* **Data shown**
____
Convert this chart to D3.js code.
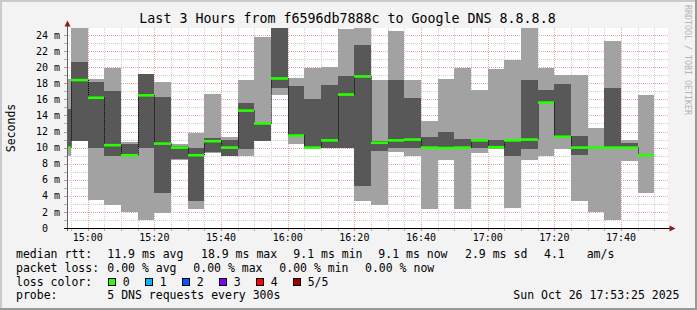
<!DOCTYPE html>
<html>
<head>
<meta charset="utf-8">
<script src="https://cdn.jsdelivr.net/npm/d3@7"></script>
<style>
html, body { margin: 0; padding: 0; background: #f3f3f3; }
svg { display: block; }
text { font-family: "DejaVu Sans Mono", monospace; fill: #000; }
</style>
</head>
<body>
<svg id="chart" width="697" height="310"></svg>
<script>
// 5 minute steps, each bar ends at the listed time (first one starts at 14:53:25)
var firstStart = "14:53:25";
var barEnds = ["14:55","15:00","15:05","15:10","15:15","15:20","15:25","15:30","15:35","15:40",
               "15:45","15:50","15:55","16:00","16:05","16:10","16:15","16:20","16:25","16:30",
               "16:35","16:40","16:45","16:50","16:55","17:00","17:05","17:10","17:15","17:20",
               "17:25","17:30","17:35","17:40","17:45","17:50"];

// sorted pings per step, in ms
var pingMin = [9.0, 10.8, 3.5, 2.9, 2.0, 1.0, 1.9, 8.5, 2.4, 9.3, 9.0, 9.0, 10.8, 16.5, 10.4, 9.9, 10.0, 10.0,
               3.4, 2.9, 9.5, 9.0, 2.4, 8.5, 2.4, 9.35, 9.85, 2.5, 8.5, 9.0, 9.85, 3.4, 2.0, 1.0, 8.3, 4.3];
var pingLo  = [10.0, 10.8, 9.9, 9.0, 9.0, 9.9, 4.4, 8.6, 3.4, 9.4, 9.0, 9.85, 10.85, 17.4, 11.4, 9.95, 10.0, 10.0,
               5.2, 9.6, 9.9, 9.9, 9.9, 9.95, 9.9, 9.95, 9.9, 9.0, 9.85, 15.5, 11.2, 9.07, 10.0, 10.0, 9.95, 9.05];
var median  = [10.0, 18.4, 16.2, 10.3, 9.05, 16.5, 10.5, 10.0, 9.05, 10.8, 10.0, 14.6, 13.0, 18.6, 11.5, 10.0, 10.9, 16.6,
               18.85, 10.6, 10.9, 11.0, 10.0, 9.95, 10.0, 10.9, 10.05, 10.9, 11.0, 15.6, 11.35, 10.0, 10.0, 10.0, 10.0, 9.05];
var pingHi  = [14.8, 20.6, 18.2, 17.0, 10.45, 19.2, 16.3, 10.2, 10.0, 11.15, 10.95, 15.6, 13.1, 26, 17.66, 16.0, 17.8, 18.9,
               22.8, 10.8, 18.4, 16.2, 11.35, 11.94, 11.05, 11.05, 10.9, 11.0, 18.4, 17.16, 17.9, 11.44, 10.0, 17.45, 10.57, 9.05];
var pingMax = [18.5, 26, 18.5, 19.9, 10.7, 19.2, 18.1, 10.4, 11.85, 16.7, 11.36, 18.4, 23.7, 27, 18.7, 19.9, 20.06, 24.7,
               26, 18.4, 24.5, 18.4, 13.3, 18.5, 19.9, 17.16, 19.8, 20.9, 26, 19.9, 19.03, 19.03, 12.4, 23.2, 10.9, 16.5];

var yLabels = [0, 2, 4, 6, 8, 10, 12, 14, 16, 18, 20, 22, 24];
var xLabels = ["15:00","15:20","15:40","16:00","16:20","16:40","17:00","17:20","17:40"];

var lossLabels = ["0", "1", "2", "3", "4", "5/5"];
var lossColors = ["#26ff00", "#00b8ff", "#0059ff", "#7e00ff", "#ff0000", "#a10000"];

(function () {
    var W = 697, H = 310,
        pl = 67, pr = 668, pt = 28, pb = 228,
        lightSmoke = "#a2a2a2", darkSmoke = "#585858";

    function t(s) {
        return new Date("2025-10-26T" + (s.length == 5 ? s + ":00" : s));
    }

    var svg = d3.select("#chart");

    var x = d3.scaleTime().domain([t("15:00"), t("18:00")]).range([87.7, 687.7]);
    var y = d3.scaleLinear().domain([0, 200 / 8.04]).range([pb, pt]);

    // background + 3d frame
    svg.append("rect").attr("width", W).attr("height", H).attr("fill", "#f3f3f3");
    svg.append("path").attr("d", "M0,0H" + W + "V2H2V" + H + "H0Z").attr("fill", "#cbcbcb");
    svg.append("path").attr("d", "M" + W + ",0V" + H + "H0V" + (H - 2) + "H" + (W - 2) + "V0Z").attr("fill", "#999999");

    svg.append("rect")
        .attr("x", pl).attr("y", pt)
        .attr("width", pr - pl).attr("height", pb - pt)
        .attr("fill", "#fff");

    svg.append("clipPath").attr("id", "plot")
        .append("rect")
        .attr("x", pl).attr("y", pt)
        .attr("width", pr - pl).attr("height", pb - pt);

    // grid
    var grid = svg.append("g").attr("stroke-dasharray", "1,1").attr("stroke-width", 1);
    grid.selectAll(".hg").data(d3.range(1, 25)).enter().append("line")
        .attr("x1", pl).attr("x2", pr)
        .attr("y1", function (d) { return Math.round(y(d)) + 0.5; })
        .attr("y2", function (d) { return Math.round(y(d)) + 0.5; })
        .attr("stroke", function (d) { return d % 2 == 0 ? "#eba5a5" : "#cfcfcf"; });

    var vTimes = d3.timeMinute.every(5).range(x.invert(pl), x.invert(pr));
    grid.selectAll(".vg").data(vTimes).enter().append("line")
        .attr("x1", function (d) { return Math.round(x(d)) + 0.5; })
        .attr("x2", function (d) { return Math.round(x(d)) + 0.5; })
        .attr("y1", pt).attr("y2", pb)
        .attr("stroke", function (d) { return d.getMinutes() % 20 == 0 ? "#eba5a5" : "#cfcfcf"; });

    // smoke
    var bars = barEnds.map(function (e, i) {
        return {
            start: t(i == 0 ? firstStart : barEnds[i - 1]),
            end: t(e),
            min: pingMin[i], lo: pingLo[i], med: median[i], hi: pingHi[i], max: pingMax[i]
        };
    });

    var plot = svg.append("g").attr("clip-path", "url(#plot)");

    function bx(d) { return Math.round(x(d.start)); }
    function bw(d) { return Math.round(x(d.end)) - Math.round(x(d.start)); }

    plot.selectAll(".light").data(bars).enter().append("rect")
        .attr("x", bx).attr("width", bw)
        .attr("y", function (d) { return Math.round(y(d.max)); })
        .attr("height", function (d) { return Math.round(y(d.min)) - Math.round(y(d.max)); })
        .attr("fill", lightSmoke)
        .attr("shape-rendering", "crispEdges");

    plot.selectAll(".dark").data(bars).enter().append("rect")
        .attr("x", bx).attr("width", bw)
        .attr("y", function (d) { return Math.round(y(d.hi)); })
        .attr("height", function (d) { return Math.round(y(d.lo)) - Math.round(y(d.hi)); })
        .attr("fill", darkSmoke)
        .attr("shape-rendering", "crispEdges");

    // step joins of the median line
    plot.selectAll(".join").data(bars.slice(0, -1)).enter().append("line")
        .attr("x1", function (d) { return Math.round(x(d.end)) + 0.5; })
        .attr("x2", function (d) { return Math.round(x(d.end)) + 0.5; })
        .attr("y1", function (d) { return y(d.med); })
        .attr("y2", function (d, i) { return y(bars[i + 1].med); })
        .attr("stroke", "#000")
        .attr("stroke-dasharray", "1,1");

    plot.selectAll(".med").data(bars).enter().append("rect")
        .attr("x", bx).attr("width", bw)
        .attr("y", function (d) { return y(d.med) - 1.3; })
        .attr("height", 2.6)
        .attr("fill", lossColors[0]);

    // axes
    var axes = svg.append("g").attr("shape-rendering", "crispEdges");
    axes.selectAll(".yt").data(d3.range(0, 25)).enter().append("line")
        .attr("x1", pl - 3).attr("x2", pl)
        .attr("y1", function (d) { return Math.round(y(d)) + 0.5; })
        .attr("y2", function (d) { return Math.round(y(d)) + 0.5; })
        .attr("stroke", function (d) { return d % 2 == 0 ? "#d08a8a" : "#b0b0b0"; });
    axes.selectAll(".xt").data(vTimes).enter().append("line")
        .attr("x1", function (d) { return Math.round(x(d)) + 0.5; })
        .attr("x2", function (d) { return Math.round(x(d)) + 0.5; })
        .attr("y1", pb).attr("y2", pb + 3)
        .attr("stroke", function (d) { return d.getMinutes() % 20 == 0 ? "#d08a8a" : "#b0b0b0"; });

    axes.append("line")
        .attr("x1", pl + 0.5).attr("x2", pl + 0.5)
        .attr("y1", pb + 3).attr("y2", pt - 3)
        .attr("stroke", "#606060");
    axes.append("line")
        .attr("x1", pl - 3).attr("x2", pr + 2)
        .attr("y1", pb + 0.5).attr("y2", pb + 0.5)
        .attr("stroke", "#000");

    svg.append("path").attr("d", "M64.5,26.5L70.5,26.5L67.5,20.5Z").attr("fill", "#8e1c1c");
    svg.append("path").attr("d", "M669.5,225.5L669.5,231.5L675.5,228.5Z").attr("fill", "#8e1c1c");

    // axis labels
    svg.selectAll(".yl").data(yLabels).enter().append("text")
        .attr("x", function (d) { return d == 0 ? 60 - 2 * 6.02 : 60; })
        .attr("y", function (d) { return y(d) + 3.6; })
        .attr("text-anchor", "end")
        .style("font-size", "10px")
        .text(function (d) { return d == 0 ? "0" : d + " m"; });

    svg.selectAll(".xl").data(xLabels).enter().append("text")
        .attr("x", function (d) { return x(t(d)); })
        .attr("y", 241)
        .attr("text-anchor", "middle")
        .style("font-size", "10px")
        .text(function (d) { return d; });

    svg.append("text")
        .attr("transform", "translate(15," + ((pt + pb) / 2) + ") rotate(-90)")
        .attr("text-anchor", "middle")
        .style("font-size", "11.5px")
        .text("Seconds");

    svg.append("text")
        .attr("x", 347.5).attr("y", 23)
        .attr("text-anchor", "middle")
        .style("font-size", "13.3px")
        .text("Last 3 Hours from f6596db7888c to Google DNS 8.8.8.8");

    svg.append("text")
        .attr("transform", "translate(685,60) rotate(90)")
        .attr("text-anchor", "middle")
        .style("font-size", "8.3px")
        .style("fill", "#b4b4b4")
        .text("RRDTOOL / TOBI OETIKER");

    // legend
    var rows = [257.7, 271.6, 285.5, 299.4];
    var legend = [
        [16, 0, "median rtt:"], [107.3, 0, "11.9 ms avg"], [201, 0, "18.9 ms max"], [293.3, 0, "9.1 ms min"],
        [378.3, 0, "9.1 ms now"], [465, 0, "2.9 ms sd"], [544, 0, "4.1"], [586.7, 0, "am/s"],
        [16, 1, "packet loss:"], [107.3, 1, "0.00 % avg"], [193.3, 1, "0.00 % max"], [279.3, 1, "0.00 % min"],
        [365, 1, "0.00 % now"],
        [16, 2, "loss color:"],
        [16, 3, "probe:"], [107.3, 3, "5 DNS requests every 300s"], [513.3, 3, "Sun Oct 26 17:53:25 2025"]
    ];
    svg.selectAll(".lg").data(legend).enter().append("text")
        .attr("x", function (d) { return d[0]; })
        .attr("y", function (d) { return rows[d[1]]; })
        .style("font-size", "11.5px")
        .text(function (d) { return d[2]; });

    var loss = svg.selectAll(".loss").data(lossLabels).enter().append("g")
        .attr("transform", function (d, i) { return "translate(" + (108 + i * 37) + ",0)"; });
    loss.append("rect")
        .attr("x", 0.5).attr("y", 278.5).attr("width", 7).attr("height", 7)
        .attr("fill", function (d, i) { return lossColors[i]; })
        .attr("stroke", "#000")
        .attr("shape-rendering", "crispEdges");
    loss.append("text")
        .attr("x", 14.7).attr("y", rows[2])
        .style("font-size", "11.5px")
        .text(function (d) { return d; });
})();
</script>
</body>
</html>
____
* **Directive**
Copy out all lines from the material above that contain the string "chart".

* **Output below**
Convert this chart to D3.js code.
<svg id="chart" width="697" height="310"></svg>
    var svg = d3.select("#chart");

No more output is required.